Или мысль, что для русского натурализма характерно не столько сходство с Гоголем, сколько отход от него: «сдача гиперболических позиций и замена превосходной степени положительной».

Но добираться до таких метких, картинных и подчас глубоких суждений приходится дорогой ценой.

КОРЕНЬ ЖИЗНИ

Давно уже не приходило из России такой простой, такой глубокой, спокойной и подлинно-поэтической книги. Ее, собственно говоря, нельзя разбирать, нельзя «критиковать» в обычном смысле этого слова. Она жива исключительно в своей цельности: поэтому я попытаюсь о ней только рассказать. Да и то с единственной целью — вызвать к этой книге внимание, побудить прочесть ее… Есть редкая, даже редчайшая прелесть в этом несложном, скуповатом повествовании. Жаль было бы смешать ее с рядовыми достоинствами рядовых удачных книг, о которых критики механически отзываются как о «блестящих», «интересных» или «выдающихся», не забывая тут же отметить качество бумаги и прекрасный, четкий шрифт.

Я говорю о повести «Жень-шень, корень жизни» Михаила Пришвина.

Действие происходит… Нет, надо начать иначе. Эти стереотипные, готовые фразы тут совершенно не годятся. Обыкновенно критик пишет: «действие происходит», «герой обрисован»… — и так далее. Для отзыва о книгах, как бы «из вторых рук» задуманных, достаточно бывает и слов, взятых «из вторых рук». Стиль безличен и мало-помалу сбивается на казенщину, — потому что нет чистоты, новизны и творческой неповторимости в самой книге. Разлада между одним и другим не чувствуется, «общего аршина» оказывается достаточно. Но повесть Пришвина — не то: это как бы первоисточник. В ней все слова впервые найдены писателем в данном сочинении, в ней нет ничего взятого «напрокат». Кое-где возникают шероховатости, но в этих шероховатостях есть по крайней мере жизненный пульс, есть «кровь». Без них творчества не бывает.

Действия в повести не «происходит», действия почти нет. Повесть вся насыщена, вся дышит тишиной, покоем, слиянием с природой.
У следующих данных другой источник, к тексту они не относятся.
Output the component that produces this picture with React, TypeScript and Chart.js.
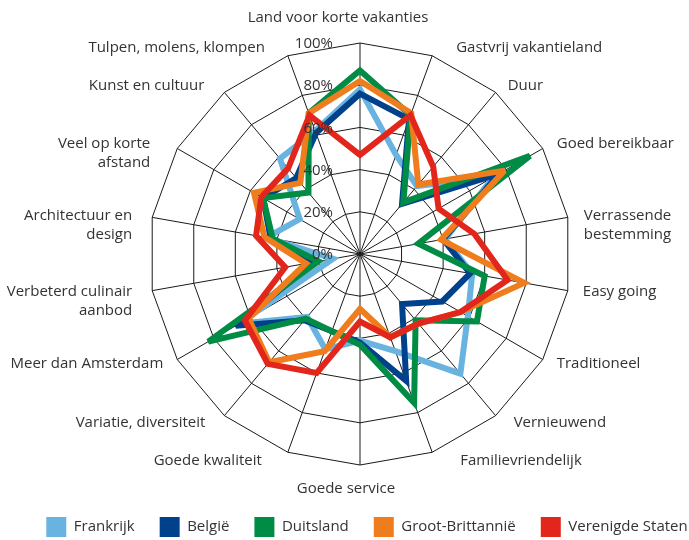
import React, { useEffect, useRef } from "react";
import { Chart, registerables } from "chart.js";

Chart.register(...registerables);

const categories: (string | string[])[] = [
  "Land voor korte vakanties",
  "Gastvrij vakantieland",
  "Duur",
  "Goed bereikbaar",
  ["Verrassende", "bestemming"],
  "Easy going",
  "Traditioneel",
  "Vernieuwend",
  "Familievriendelijk",
  "Goede service",
  "Goede kwaliteit",
  "Variatie, diversiteit",
  "Meer dan Amsterdam",
  ["Verbeterd culinair", "aanbod"],
  ["Architectuur en", "design"],
  ["Veel op korte", "afstand"],
  "Kunst en cultuur",
  "Tulpen, molens, klompen",
];

const tickValues = [0, 20, 40, 60, 80, 100];

const frankrijk = [78, 50, 42, 73, 41, 54, 59, 74, 49, 41, 48, 39, 66, 13, 45, 33, 59, 62];
const belgie = [76, 68, 31, 76, 40, 53, 45, 31, 64, 42, 39, 41, 68, 22, 43, 53, 47, 61];
const duitsland = [87, 70, 32, 93, 28, 60, 64, 41, 75, 43, 39, 40, 83, 20, 42, 53, 38, 71];
const grootBrittannie = [82, 71, 43, 79, 39, 79, 55, 43, 42, 26, 49, 67, 61, 26, 46, 58, 44, 71];
const verenigdeStaten = [47, 70, 54, 43, 55, 71, 55, 43, 42, 32, 60, 68, 63, 36, 50, 54, 53, 70];

const seriesNames = ["Frankrijk", "België", "Duitsland", "Groot-Brittannië", "Verenigde Staten"];
const seriesValues = [frankrijk, belgie, duitsland, grootBrittannie, verenigdeStaten];
const seriesColors = ["#69b3e0", "#00418c", "#008c45", "#ef7d1d", "#e2261c"];

// layout: horizontal gap (px) between outer vertex and its label
const labelGap = [0, 24, 12, 14, 16, 15, 14, 18, 28, 0, 26, 19, 14, 20, 20, 27, 20, 23];

const FONT = "'Open Sans', 'Noto Sans', sans-serif";
const TEXT = "#333333";
const CENTER_X = 360;
const CENTER_Y = 254;
const RADIUS = 211;

const miterPlugin = {
  id: "miterLimit",
  beforeDatasetsDraw(chart: any) {
    chart.ctx.miterLimit = 3;
  },
};

const textPlugin = {
  id: "radarText",
  afterDraw(chart: any) {
    const s = chart.scales.r;
    const ctx = chart.ctx as CanvasRenderingContext2D;
    ctx.save();
    ctx.font = `15px ${FONT}`;
    ctx.fillStyle = TEXT;
    ctx.textBaseline = "middle";
    ctx.textAlign = "right";
    tickValues.forEach((v) => {
      const d = s.getDistanceFromCenterForValue(v);
      ctx.fillText(`${v}%`, s.xCenter - 27, s.yCenter - d + 1);
    });
    const n = categories.length;
    categories.forEach((lab, i) => {
      const lines = Array.isArray(lab) ? lab : [lab];
      const deg = (i * 360) / n;
      const rad = (deg * Math.PI) / 180;
      const p = s.getPointPosition(i, s.drawingArea);
      let x: number;
      let y: number;
      let align: CanvasTextAlign;
      if (deg === 0) {
        align = "center";
        x = p.x - 22;
        y = p.y - 25;
      } else if (deg === 180) {
        align = "center";
        x = p.x - 14;
        y = p.y + 24;
      } else if (deg < 180) {
        align = "left";
        x = p.x + labelGap[i];
        y = p.y - 9 * Math.cos(rad);
      } else {
        align = "right";
        x = p.x - labelGap[i];
        y = p.y - 9 * Math.cos(rad);
      }
      ctx.textAlign = align;
      lines.forEach((ln, k) => ctx.fillText(ln, x, y + k * 19));
    });
    ctx.restore();
  },
};

export default function App() {
  const ref = useRef<HTMLCanvasElement | null>(null);

  useEffect(() => {
    document.body.style.margin = "0";
    if (!ref.current) return;
    // draw order: last series on top -> reverse the dataset array
    const datasets = seriesNames
      .map((name, i) => ({
        label: name,
        data: seriesValues[i],
        borderColor: seriesColors[i],
        backgroundColor: seriesColors[i],
        borderWidth: 6,
        pointRadius: 0,
        pointHoverRadius: 0,
        fill: false,
        tension: 0,
        borderJoinStyle: "miter" as const,
      }))
      .reverse();

    const chart = new Chart(ref.current, {
      type: "radar",
      data: {
        labels: categories.map((c) => (Array.isArray(c) ? c.join(" ") : c)),
        datasets,
      },
      plugins: [miterPlugin, textPlugin],
      options: {
        responsive: false,
        animation: false,
        events: [],
        layout: { padding: { left: 20, right: -25, top: 0, bottom: -7 } },
        scales: {
          r: {
            min: 0,
            max: 100,
            ticks: { stepSize: 20, display: false },
            pointLabels: { display: false },
            grid: { color: "#1a1a1a", lineWidth: 1, circular: false },
            angleLines: { color: "#1a1a1a", lineWidth: 1 },
            afterFit: (scale: any) => {
              scale.xCenter = CENTER_X;
              scale.yCenter = CENTER_Y;
              scale.drawingArea = RADIUS;
            },
          },
        },
        plugins: {
          tooltip: { enabled: false },
          legend: {
            position: "bottom",
            reverse: true,
            labels: {
              boxWidth: 20,
              boxHeight: 20,
              padding: 25,
              color: TEXT,
              font: { family: FONT, size: 15 },
              generateLabels: (c: any) =>
                Chart.defaults.plugins.legend.labels
                  .generateLabels(c)
                  .map((it: any) => ({ ...it, lineWidth: 0, fillStyle: it.strokeStyle })),
            },
          },
        },
      },
    });
    return () => chart.destroy();
  }, []);

  return (
    <div style={{ width: 689, height: 540 }}>
      <canvas ref={ref} width={689} height={540} />
    </div>
  );
}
В тайгу, на восточной окраине Азии, к берегам Тихого океана приходит человек. Его встречает старый китаец, искатель корня жень-шень, — того корня, который по тысячелетним преданиям обладает таинственной, чудотворной силой. Русский с китайцем сближаются, дружатся, хотя разговаривать им трудно и приходится ограничиваться короткими фразами на каком-то условном, ломаном языке. Но они понимают друг друга и в молчании. Вокруг — природа, девственно богатая, щедрая, доверчивая, еще не чующая в человеке врага. Китаец с виду похож на какого-то старого зверя, которому безошибочный инстинкт во всем заменяет разум. Но Пришвин о нем говорит:

«Был возле меня Лувен (имя китайца) — самый нежный, внимательный и, осмелюсь сказать, самый культурный отец, какие только бывают на свете. Да, я так уверился навсегда в своей пустыне, что в душистом мыле и щеточках заключается только ничтожная часть культуры, а суть ее в творчестве понимания и связи между людьми. Мало-помалу мне стало ясно, что главное жизненное дело Лувена было врачевание, какое оно уже там было с медицинской точки зрения — не мне судить, но я видел своими глазами, что все люди уходили от него с веселыми лицами, и многие приходили потом, только чтобы поблагодарить. Из разных концов тайги приходили к нему манзы, охотники, звероловы, хунхузы, разные туземцы, лазы, гольды, ороги, гиляки с женщинами и детьми, покрытыми струпьями, русские бродяги, каторжники, переселенцы. У него было множество знакомств в тайге, и, кажется, после корня жизни и пантов, самым сильным лекарством он считал деньги. Никогда он не имел нужды в этом лекарстве: стоило только ему было дать знак кому-нибудь из своих — и лекарство являлось. Раз было среди лета река Зусу-хэ так разлилась, что смыла все поля, и русские новоселы остались ни с чем. Тогда Лувен дал знак своим друзьям, и русские люди были спасены от голодной смерти только этой китайской помощью. Так вот тут-то я и научился понимать на всю жизнь, не по книгам, а на примере, что культура не в манжетах и запонках, а в родственной связи между всеми людьми, превращающей даже деньги в лекарство».